(WHAT IS ASKED):
Print the lines of the listing below verbatim from its first line through the line bearing "return 1 - p / H". Any pictures are to be omitted.

(COLLECTED DATA):
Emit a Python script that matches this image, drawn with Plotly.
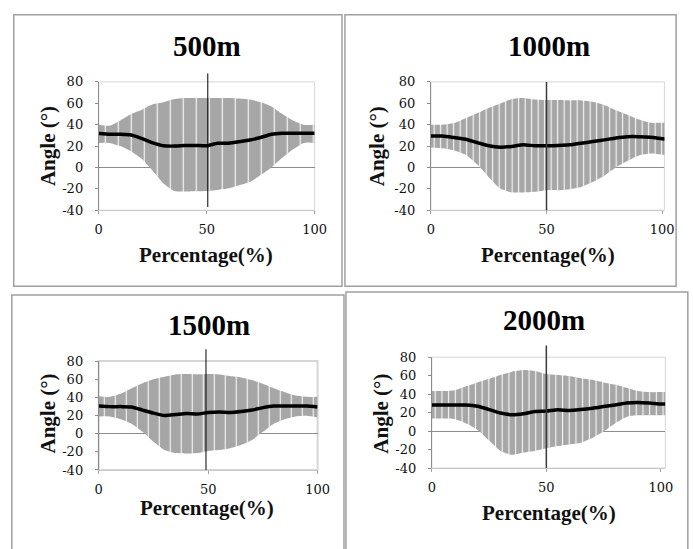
import plotly.graph_objects as go

# ---------------- data ----------------
pct = [0, 5, 10, 15, 20, 25, 30, 35, 40, 45, 50, 55, 60, 65, 70, 75, 80, 85, 90, 95, 100]
pct_long = [0, 5, 10, 15, 20, 25, 30, 35, 40, 45, 50, 55, 60, 65, 70, 75, 80, 85, 90, 95, 100, 102]

titles = ["500m", "1000m", "1500m", "2000m"]
y_ticks = [-40, -20, 0, 20, 40, 60, 80]
y_tick_text = ["-40", "-20", "0", "20", "40", "60", "80"]
x_ticks = [0, 50, 100]
marker_pct = [50.5, 50, 49, 50]

mean_500 = [31.8, 31, 31, 30.3, 27, 23, 20.3, 20, 20.6, 20.6, 20.3, 22.7, 22.7, 24, 25.7, 28, 31, 32, 32, 32, 32]
upper_500 = [40, 39, 44, 50, 54, 59, 61, 64, 65, 65, 65, 65, 65, 64.5, 63.5, 61, 57, 50, 44, 40, 40]
lower_500 = [23, 23, 20, 15, 8, -3, -15, -22, -22.5, -22.3, -22, -21, -19.5, -16.5, -13.5, -7, 0, 9, 17, 23, 23]

mean_1000 = [29.4, 29.4, 28, 26.4, 23.3, 20.3, 19, 19.7, 21.2, 20.3, 20.3, 20.6, 21.2, 22.7, 24.2, 25.8, 27.6, 28.8, 28.8, 28.2, 26.8, 26.4]
upper_1000 = [40, 40, 41.5, 46, 50.6, 55.5, 59.7, 64, 65, 63.6, 63, 63, 62.7, 62.7, 61.5, 58.5, 53.6, 49.4, 44.8, 41.8, 41.8, 41.8]
lower_1000 = [18.8, 18, 16, 12, 3, -9, -19.7, -23.3, -23.3, -22.7, -21.2, -21.2, -20.3, -18.2, -13.6, -7.6, 0, 6, 11.2, 13, 12, 12]

mean_1500 = [30.5, 29.8, 29.8, 29.5, 26, 22.6, 20, 21, 22.3, 21.6, 23.4, 24, 23.4, 24.4, 26, 28.7, 30.5, 30.5, 30.5, 30.5, 29.5]
upper_1500 = [41.3, 40.6, 44, 50, 55.6, 60, 62.8, 65.3, 65.7, 65.3, 65.7, 65.3, 63.5, 62, 59, 55, 50, 45.7, 42, 40.6, 40.6]
lower_1500 = [19, 19, 16, 11, 2, -9, -18, -21.4, -22, -21.4, -19, -18, -16, -12.5, -7, 2, 11, 16, 19, 19.8, 18]

mean_2000 = [28.2, 28.2, 28.2, 28.2, 26.8, 23.3, 19.5, 17.7, 18.8, 21.2, 21.6, 23, 22.3, 23.3, 24.7, 26.5, 28.2, 30.3, 31, 30.3, 29.3, 29.3]
upper_2000 = [43.3, 43.3, 44.3, 48.5, 52.7, 56.6, 60.8, 64.3, 66, 65, 61.8, 60.8, 59.7, 57.3, 55.5, 52.7, 50.3, 46.8, 43.3, 42.2, 42.2, 42.2]
lower_2000 = [13.5, 13.5, 12.8, 8.3, 1.3, -10.3, -21.5, -25.7, -23.2, -21.5, -18.7, -16.2, -14.5, -12.7, -7.5, -0.5, 8.3, 15.3, 17, 17, 17, 17]

# ---------------- layout / style ----------------
W, H = 693, 549
FONT = "Liberation Serif"
TICKFONT = "DejaVu Serif"
BAND = "#A6A6A6"
TXT = "#111111"


def fx(p):
    return p / W


def fy(p):
    return 1 - p / H


panels = [
    dict(x=pct, mean=mean_500, up=upper_500, lo=lower_500, box=(97, 318, 77, 209), xr=[0, 100],
         gap=13, sol=0.09, vcol="black", vw=1, vtop=88, vbot=-37,
         title=(208, 40), ytitle=(45, 143), xtitle=(207, 255), frame=(10, 346, 8, 287), bw=1),
    dict(x=pct_long, mean=mean_1000, up=upper_1000, lo=lower_1000, box=(437, 676, 77, 209), xr=[0, 101],
         gap=6.5, sol=0.18, vcol="#3a3a3a", vw=1.5, vtop=80, vbot=-40,
         title=(558, 40), ytitle=(382, 143), xtitle=(557, 255), frame=(349, 688, 8, 287), bw=1),
    dict(x=pct, mean=mean_1500, up=upper_1500, lo=lower_1500, box=(97, 321, 364, 476), xr=[0, 100],
         gap=11, sol=0.1, vcol="black", vw=1, vtop=93, vbot=-40,
         title=(210, 327), ytitle=(45, 418), xtitle=(208, 515), frame=(8, 348, 296, 560), bw=2),
    dict(x=pct_long, mean=mean_2000, up=upper_2000, lo=lower_2000, box=(438, 677, 360, 474), xr=[0, 102],
         gap=6.7, sol=0.17, vcol="#3a3a3a", vw=1.5, vtop=92.6, vbot=-40,
         title=(553, 322), ytitle=(385, 418), xtitle=(558, 520), frame=(350, 700, 293, 560), bw=1),
]

fig = go.Figure()
shapes = []
annotations = []
layout_axes = {}

for i, p in enumerate(panels, start=1):
    suf = "" if i == 1 else str(i)
    xa, ya = "x" + suf, "y" + suf
    # lower edge of the deviation band
    fig.add_trace(go.Scatter(x=p["x"], y=p["lo"], mode="lines", line=dict(width=0, shape="spline", smoothing=0.6),
                             xaxis=xa, yaxis=ya, showlegend=False, hoverinfo="skip"))
    # upper edge, filled down to lower
    fig.add_trace(go.Scatter(x=p["x"], y=p["up"], mode="lines", line=dict(width=0, shape="spline", smoothing=0.6),
                             fill="tonexty", fillcolor=BAND,
                             fillpattern=dict(shape="|", bgcolor=BAND, fgcolor="white", fgopacity=0.9,
                                              size=p["gap"], solidity=p["sol"], fillmode="replace"),
                             xaxis=xa, yaxis=ya, showlegend=False, hoverinfo="skip"))
    # mean curve
    fig.add_trace(go.Scatter(x=p["x"], y=p["mean"], mode="lines",
                             line=dict(color="black", width=3.5, shape="spline", smoothing=0.5),
                             xaxis=xa, yaxis=ya, showlegend=False))

    x0, x1, y0, y1 = p["box"]
    layout_axes["xaxis" + suf] = dict(domain=[fx(x0), fx(x1)], anchor=ya, range=p["xr"], tickvals=x_ticks,
                                      ticks="outside", ticklen=3, tickcolor="#A0A0A0", showline=True,
                                      linecolor="#C8C8C8", linewidth=1, showgrid=False, zeroline=False,
                                      tickfont=dict(family=TICKFONT, size=13, color=TXT), ticklabelstandoff=4)
    layout_axes["yaxis" + suf] = dict(domain=[fy(y1), fy(y0)], anchor=xa, range=[-40, 80], tickvals=y_ticks,
                                      ticktext=y_tick_text,
                                      ticks="outside", ticklen=3, tickcolor="#8C8C8C", showline=True,
                                      linecolor="#8C8C8C", linewidth=1, showgrid=False, zeroline=True,
                                      zerolinecolor="#8C8C8C", zerolinewidth=1,
                                      tickfont=dict(family=TICKFONT, size=13, color=TXT), ticklabelstandoff=9)

    # light plot-area border
    shapes.append(dict(type="rect", xref=f"{xa} domain", yref=f"{ya} domain", x0=0, x1=1, y0=0, y1=1,
                       line=dict(color="#D6D6D6", width=p["bw"]), layer="below"))
    # vertical marker at mid-cycle
    shapes.append(dict(type="line", xref=xa, yref=f"{ya} domain", x0=marker_pct[i - 1], x1=marker_pct[i - 1],
                       y0=(p["vbot"] + 40) / 120, y1=(p["vtop"] + 40) / 120,
                       line=dict(color=p["vcol"], width=p["vw"]), layer="above"))
    # outer panel frame
    fx0, fx1, fy0, fy1 = p["frame"]
    shapes.append(dict(type="rect", xref="paper", yref="paper", x0=fx(fx0), x1=fx(fx1), y0=fy(fy1), y1=fy(fy0),
                       line=dict(color="#A0A0A0", width=1.5), layer="below"))

    tx, ty = p["title"]
    annotations.append(dict(text=f"<b>{titles[i - 1]}</b>", x=fx(tx), y=fy(ty), xref="paper", yref="paper",
                            showarrow=False, xanchor="center", yanchor="middle",
                            font=dict(family=FONT, size=29, color="black")))
    ax_, ay_ = p["ytitle"]
    annotations.append(dict(text="<b>Angle (°)</b>", x=fx(ax_), y=fy(ay_), xref="paper", yref="paper",
                            showarrow=False, textangle=-90, xanchor="center", yanchor="middle",
                            font=dict(family=FONT, size=21, color=TXT)))
    bx, by = p["xtitle"]
    annotations.append(dict(text="<b>Percentage(%)</b>", x=fx(bx), y=fy(by), xref="paper", yref="paper",
                            showarrow=False, xanchor="center", yanchor="middle",
                            font=dict(family=FONT, size=21, color=TXT)))

fig.update_layout(width=W, height=H, margin=dict(l=0, r=0, t=0, b=0),
                  paper_bgcolor="white", plot_bgcolor="white",
                  shapes=shapes, annotations=annotations, showlegend=False, **layout_axes)

fig.write_html("out.html", config={"displayModeBar": False},
               post_script="document.body.style.margin='0';document.body.style.overflow='hidden';")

(FULL OUTPUT):
Emit a Python script that matches this image, drawn with Plotly.
import plotly.graph_objects as go

# ---------------- data ----------------
pct = [0, 5, 10, 15, 20, 25, 30, 35, 40, 45, 50, 55, 60, 65, 70, 75, 80, 85, 90, 95, 100]
pct_long = [0, 5, 10, 15, 20, 25, 30, 35, 40, 45, 50, 55, 60, 65, 70, 75, 80, 85, 90, 95, 100, 102]

titles = ["500m", "1000m", "1500m", "2000m"]
y_ticks = [-40, -20, 0, 20, 40, 60, 80]
y_tick_text = ["-40", "-20", "0", "20", "40", "60", "80"]
x_ticks = [0, 50, 100]
marker_pct = [50.5, 50, 49, 50]

mean_500 = [31.8, 31, 31, 30.3, 27, 23, 20.3, 20, 20.6, 20.6, 20.3, 22.7, 22.7, 24, 25.7, 28, 31, 32, 32, 32, 32]
upper_500 = [40, 39, 44, 50, 54, 59, 61, 64, 65, 65, 65, 65, 65, 64.5, 63.5, 61, 57, 50, 44, 40, 40]
lower_500 = [23, 23, 20, 15, 8, -3, -15, -22, -22.5, -22.3, -22, -21, -19.5, -16.5, -13.5, -7, 0, 9, 17, 23, 23]

mean_1000 = [29.4, 29.4, 28, 26.4, 23.3, 20.3, 19, 19.7, 21.2, 20.3, 20.3, 20.6, 21.2, 22.7, 24.2, 25.8, 27.6, 28.8, 28.8, 28.2, 26.8, 26.4]
upper_1000 = [40, 40, 41.5, 46, 50.6, 55.5, 59.7, 64, 65, 63.6, 63, 63, 62.7, 62.7, 61.5, 58.5, 53.6, 49.4, 44.8, 41.8, 41.8, 41.8]
lower_1000 = [18.8, 18, 16, 12, 3, -9, -19.7, -23.3, -23.3, -22.7, -21.2, -21.2, -20.3, -18.2, -13.6, -7.6, 0, 6, 11.2, 13, 12, 12]

mean_1500 = [30.5, 29.8, 29.8, 29.5, 26, 22.6, 20, 21, 22.3, 21.6, 23.4, 24, 23.4, 24.4, 26, 28.7, 30.5, 30.5, 30.5, 30.5, 29.5]
upper_1500 = [41.3, 40.6, 44, 50, 55.6, 60, 62.8, 65.3, 65.7, 65.3, 65.7, 65.3, 63.5, 62, 59, 55, 50, 45.7, 42, 40.6, 40.6]
lower_1500 = [19, 19, 16, 11, 2, -9, -18, -21.4, -22, -21.4, -19, -18, -16, -12.5, -7, 2, 11, 16, 19, 19.8, 18]

mean_2000 = [28.2, 28.2, 28.2, 28.2, 26.8, 23.3, 19.5, 17.7, 18.8, 21.2, 21.6, 23, 22.3, 23.3, 24.7, 26.5, 28.2, 30.3, 31, 30.3, 29.3, 29.3]
upper_2000 = [43.3, 43.3, 44.3, 48.5, 52.7, 56.6, 60.8, 64.3, 66, 65, 61.8, 60.8, 59.7, 57.3, 55.5, 52.7, 50.3, 46.8, 43.3, 42.2, 42.2, 42.2]
lower_2000 = [13.5, 13.5, 12.8, 8.3, 1.3, -10.3, -21.5, -25.7, -23.2, -21.5, -18.7, -16.2, -14.5, -12.7, -7.5, -0.5, 8.3, 15.3, 17, 17, 17, 17]

# ---------------- layout / style ----------------
W, H = 693, 549
FONT = "Liberation Serif"
TICKFONT = "DejaVu Serif"
BAND = "#A6A6A6"
TXT = "#111111"


def fx(p):
    return p / W


def fy(p):
    return 1 - p / H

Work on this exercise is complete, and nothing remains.